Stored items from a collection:
** begin **

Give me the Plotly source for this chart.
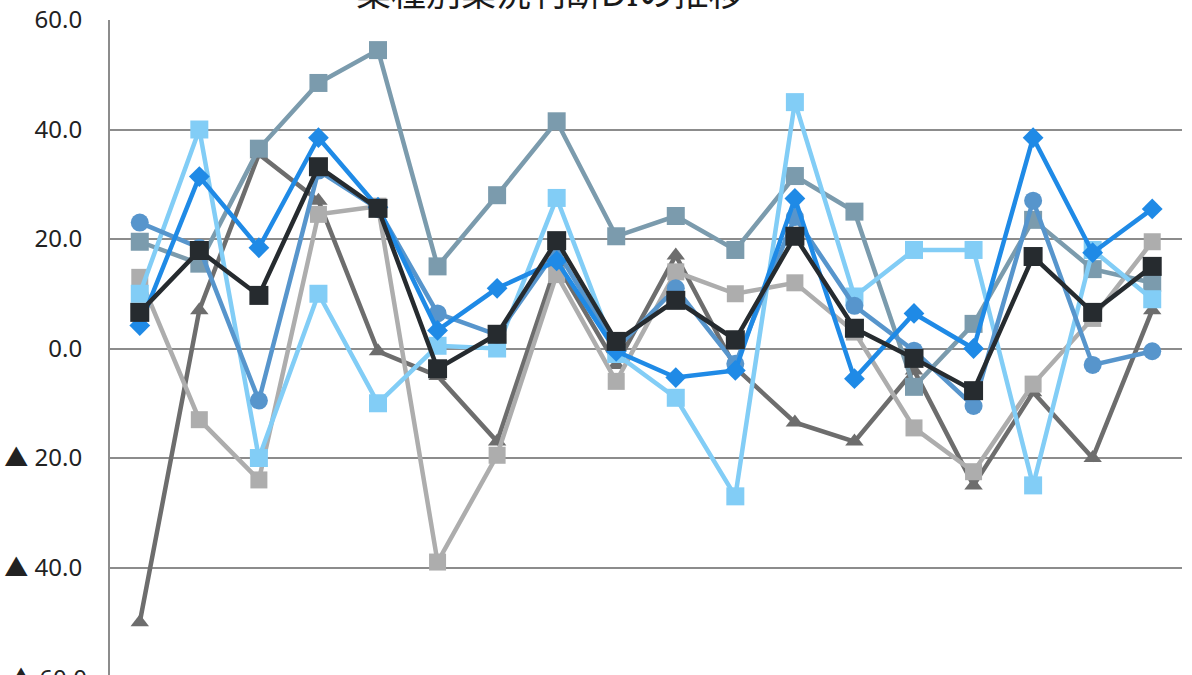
import plotly.graph_objects as go

# 18 survey periods along the horizontal axis
periods = list(range(1, 19))

# Business-conditions DI by industry
di_diamond = [4.2, 31.4, 18.4, 38.5, 25.8, 3.3, 11.0, 16.0, -0.5, -5.3, -4.0, 27.4, -5.5, 6.4, 0.0, 38.5, 17.5, 25.5]
di_circle = [23.0, 18.4, -9.5, 32.5, 25.5, 6.4, 2.5, 18.0, 0.0, 11.0, -2.8, 24.0, 7.8, -0.4, -10.5, 27.0, -3.0, -0.5]
di_slate = [19.5, 15.5, 36.5, 48.5, 54.5, 15.0, 28.0, 41.5, 20.5, 24.2, 18.0, 31.5, 25.0, -7.0, 4.5, 23.5, 14.5, 12.0]
di_sky = [10.0, 40.0, -20.0, 10.0, -10.0, 0.5, 0.0, 27.5, -1.0, -9.0, -27.0, 45.0, 9.5, 18.0, 18.0, -25.0, 18.0, 9.0]
di_silver = [13.0, -13.0, -24.0, 24.5, 26.0, -39.0, -19.5, 13.5, -6.0, 14.0, 10.0, 12.0, 3.0, -14.5, -22.5, -6.5, 5.5, 19.5]
di_graphite = [-50.0, 7.0, 35.5, 27.0, -0.5, -5.0, -17.0, 15.5, -3.0, 17.0, -3.5, -13.5, -17.0, -4.0, -25.0, -8.0, -20.0, 7.0]
di_total = [6.6, 17.9, 9.7, 33.2, 25.6, -3.7, 2.6, 19.7, 1.3, 8.8, 1.6, 20.5, 3.7, -1.8, -7.7, 16.8, 6.6, 15.0]

tick_values = [60, 40, 20, 0, -20, -40]
tick_labels = ["60.0", "40.0", "20.0", "0.0", "▲ 20.0", "▲ 40.0"]

FONT = "Noto Sans, Noto Sans CJK JP, sans-serif"

series = [
    (di_graphite, "#6d6d6d", "triangle-up", 16),
    (di_silver, "#adadad", "square", 17),
    (di_slate, "#7b9bad", "square", 18),
    (di_sky, "#82cdf6", "square", 18),
    (di_circle, "#5795cc", "circle", 18),
    (di_diamond, "#1f8ae6", "diamond", 16),
    (di_total, "#262b2f", "square", 19),
]

fig = go.Figure()
for values, color, symbol, size in series:
    fig.add_trace(go.Scatter(
        x=periods, y=values, mode="lines+markers",
        line=dict(color=color, width=4.5),
        marker=dict(symbol=symbol, size=size, color=color),
        showlegend=False, hoverinfo="skip",
    ))

fig.add_annotation(
    text="業種別業況判断DIの推移", xref="paper", yref="paper",
    x=0.41, y=1.042, xanchor="center", yanchor="middle", showarrow=False,
    font=dict(family=FONT, size=35, color="#1a1a1a"),
)
# lowest axis label sits just past the bottom edge of the plot
fig.add_annotation(
    text="▲ 60.0", xref="paper", yref="paper", x=0, y=-0.004,
    xanchor="right", yanchor="middle", xshift=-21, showarrow=False,
    font=dict(family=FONT, size=24, color="#222222"),
)

fig.update_layout(
    width=1192, height=675,
    margin=dict(l=110, r=10, t=20, b=0),
    paper_bgcolor="white", plot_bgcolor="white",
    font=dict(family=FONT),
    xaxis=dict(range=[0.5, 18.5], showticklabels=False, showgrid=False,
               zeroline=False, showline=False, ticks=""),
    yaxis=dict(range=[-59.63, 60], tickvals=tick_values, ticktext=tick_labels,
               showgrid=True, gridcolor="#8c8c8c", gridwidth=2,
               zeroline=False, showline=True, linecolor="#8c8c8c", linewidth=2,
               ticks="", ticklabelstandoff=21,
               tickfont=dict(family=FONT, size=24, color="#222222")),
)

fig.write_html("out.html")
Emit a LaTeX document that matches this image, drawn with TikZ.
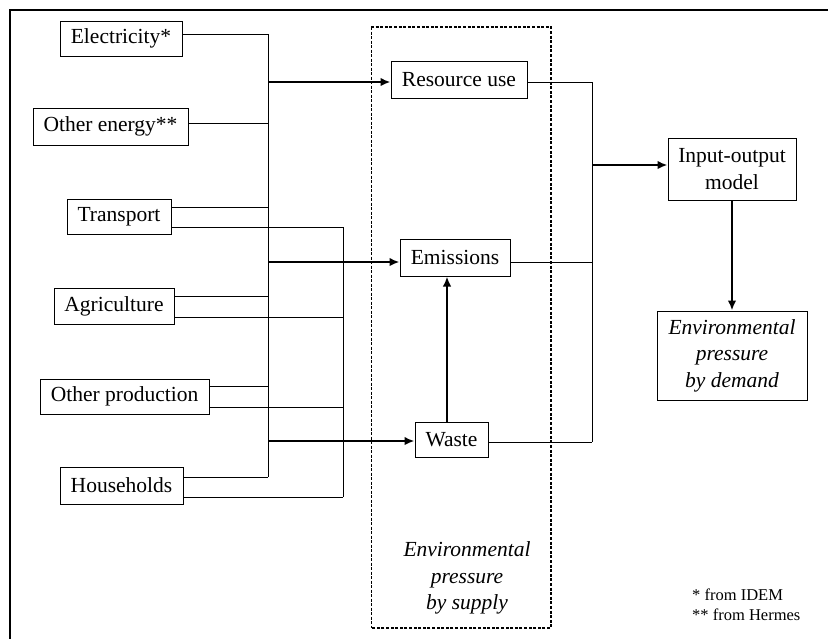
\documentclass[tikz,border=0pt]{standalone}
\usepackage{fontspec}
\setmainfont{Liberation Serif}
\usetikzlibrary{arrows.meta}
\begin{document}
\begin{tikzpicture}[x=1pt,y=-1pt,
  font=\fontsize{21.5}{26.5}\selectfont,
  box/.style={draw, line width=1pt, inner sep=0pt, align=center},
  wire/.style={line width=1pt},
  flow/.style={line width=2pt, -{Latex[length=10pt,width=8.5pt]}},
  frameline/.style={line width=2pt},
  note/.style={font=\fontsize{16.5}{20}\selectfont, align=left, inner sep=0pt}]
\useasboundingbox (0,0) rectangle (828,638);
% frame
\draw[frameline] (10,640) -- (10,10) -- (830,10);
% supply group box
\draw[line width=0.7pt, dash pattern=on 3pt off 1.5pt] (371,27) -- (371,628);
\draw[line width=1.5pt, dash pattern=on 3pt off 1.6pt] (371,27) -- (551,27) -- (551,628) -- (371,628);
% left boxes
\node[box, minimum width=122pt, minimum height=35pt] (elec) at (121,38.5) {Electricity*};
\node[box, minimum width=155pt, minimum height=37pt] (oen) at (110.5,126.5) {Other energy**};
\node[box, minimum width=104pt, minimum height=35pt] (trans) at (119,216.5) {Transport};
\node[box, minimum width=120pt, minimum height=36pt] (agri) at (114,306) {Agriculture};
\node[box, minimum width=169pt, minimum height=35pt] (oprod) at (124.5,396.5) {Other production};
\node[box, minimum width=123pt, minimum height=37pt] (house) at (121.5,485.5) {Households};
% middle boxes
\node[box, minimum width=136pt, minimum height=37pt] (res) at (459,79.5) {Resource use};
\node[box, minimum width=110pt, minimum height=37pt] (emis) at (455,257.5) {Emissions};
\node[box, minimum width=73pt, minimum height=35pt] (waste) at (451.5,439.5) {Waste};
% right boxes
\node[box, minimum width=128pt, minimum height=62pt] (io) at (732,169) {Input-output\\model};
\node[box, minimum width=150pt, minimum height=89pt, font=\fontsize{21.5}{26.5}\selectfont\itshape] (dem) at (732,355.5) {Environmental\\pressure\\by demand};
% labels
\node[align=center, inner sep=0pt, font=\fontsize{21.5}{26.5}\selectfont\itshape] (supply) at (467,578) {Environmental\\pressure\\by supply};
\node[note, anchor=west] (foot) at (692,605) {* from IDEM\\** from Hermes};
% bus coordinates
\coordinate (b1bot) at (268,477);
\coordinate (b2bot) at (343,497);
\coordinate (b3bot) at (592,442);
\coordinate (b3mid) at (592,262);
\coordinate (j1) at (268,82);
\coordinate (j2) at (268,262);
\coordinate (j3) at (268,441);
\coordinate (j4) at (592,165);
% left wiring
\draw[wire] ([yshift=4.5pt]elec.east) -| (b1bot);
\draw[wire] ([yshift=3.5pt]oen.east) -| (b1bot);
\draw[wire] ([yshift=9.5pt]trans.east) -| (b1bot);
\draw[wire] ([yshift=10pt]agri.east) -| (b1bot);
\draw[wire] ([yshift=10.5pt]oprod.east) -| (b1bot);
\draw[wire] ([yshift=8.5pt]house.east) -| (b1bot);
\draw[wire] ([yshift=-10.5pt]trans.east) -| (b2bot);
\draw[wire] ([yshift=-11pt]agri.east) -| (b2bot);
\draw[wire] ([yshift=-10.5pt]oprod.east) -| (b2bot);
\draw[wire] ([yshift=-11.5pt]house.east) -| (b2bot);
% flows into supply boxes
\draw[flow] (j1) -- (j1 -| res.west);
\draw[flow] (j2) -- (j2 -| emis.west);
\draw[flow] (j3) -- (j3 -| waste.west);
\path ([xshift=-4.5pt]waste.north) coordinate (wn);
\draw[flow] (wn) -- (wn |- emis.south);
% right wiring
\draw[wire] ([yshift=-2.5pt]res.east) -| (b3bot);
\draw[wire] ([yshift=-4.5pt]emis.east) -- (b3mid);
\draw[wire] ([yshift=-2.5pt]waste.east) -| (b3bot);
\draw[flow] (j4) -- (j4 -| io.west);
\draw[flow] (io.south) -- (dem.north);
\end{tikzpicture}
\end{document}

** end **

- _WORK TO BE COMPLETED_
In the entries above, how many lines contain the word "this"? Answer with the number only.

- _FULL OUTPUT_
2